The firm will buy KKR Private Equity Investors, its publicly traded leveraged-buyout fund in Amsterdam, using new shares that will list on the New York Stock Exchange after the purchase is completed in the fourth quarter, said the people, who asked not to be identified before an official announcement. KKR, which is based in New York, won't sell shares in an initial public offering.
KKR's non-traditional route to going public comes amid the worst market for initial public offerings in four years and after debt funding for buyouts dried up. The firm wants publicly traded stock to pay for acquisitions and to retain employees, the sources said. The plan may be announced as early as today, according to the two people. KKR spokesman David Lilly declined to comment.

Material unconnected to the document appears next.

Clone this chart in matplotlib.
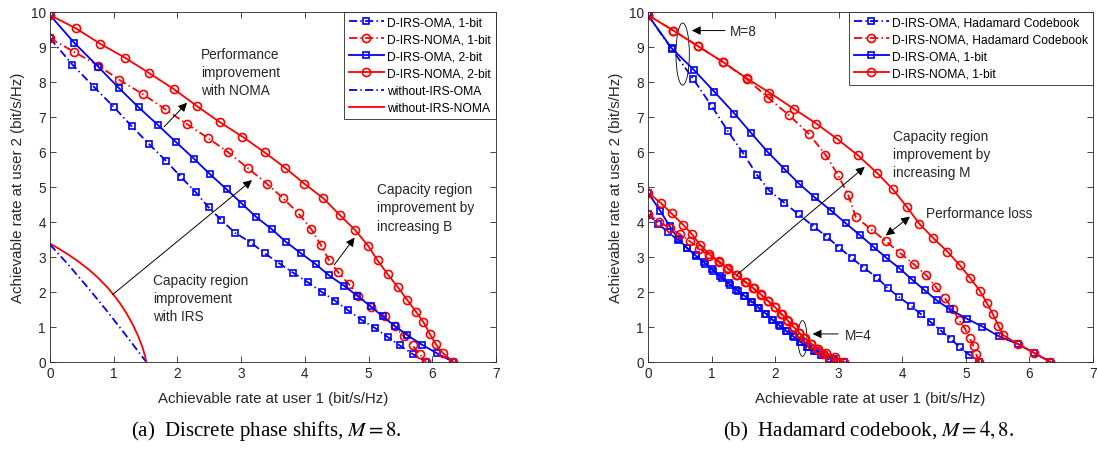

"It's clear that the deal is coming in that manner because the U.S. equity markets are so difficult, particularly for anyone doing leveraged transactions," said Dan Veru, who helps manage $2.8 billion at Palisade Capital Management in Fort Lee, N.J. "That's ultimately how they're going to get the best valuation."
KKR forecasts it will post a profit of about $1.2 billion in 2009, the people said. KKR expects investors to value the company at 10 to 12 times earnings, or between $12 billion and $15 billion, they said.
Blackstone Group, manager of the world's largest buyout fund, raised $4.75 billion in an IPO in June 2007, just before the leveraged-buyout market collapsed. The stock, which has dropped 45% since the offering, trades at 13 times estimated 2009 earnings.
KKR Private Equity has a market capitalization of $2.1 billion, a drop of 58% since it raised $5 billion in May 2006. The stock, which sold for $25, now trades at $10.50, less than half the book value of its assets, according to data compiled by Bloomberg.
The fund invests in KKR deals, meaning that Kravis and Roberts probably plan to scoop up assets at a discount to book value.
After buying the Amsterdam unit, shareholders of KKR Private Equity will own 21% of the combined firm, with KKR executives and employees holding 79%, according to the people. The KKR-held shares will vest over six to eight years, they said.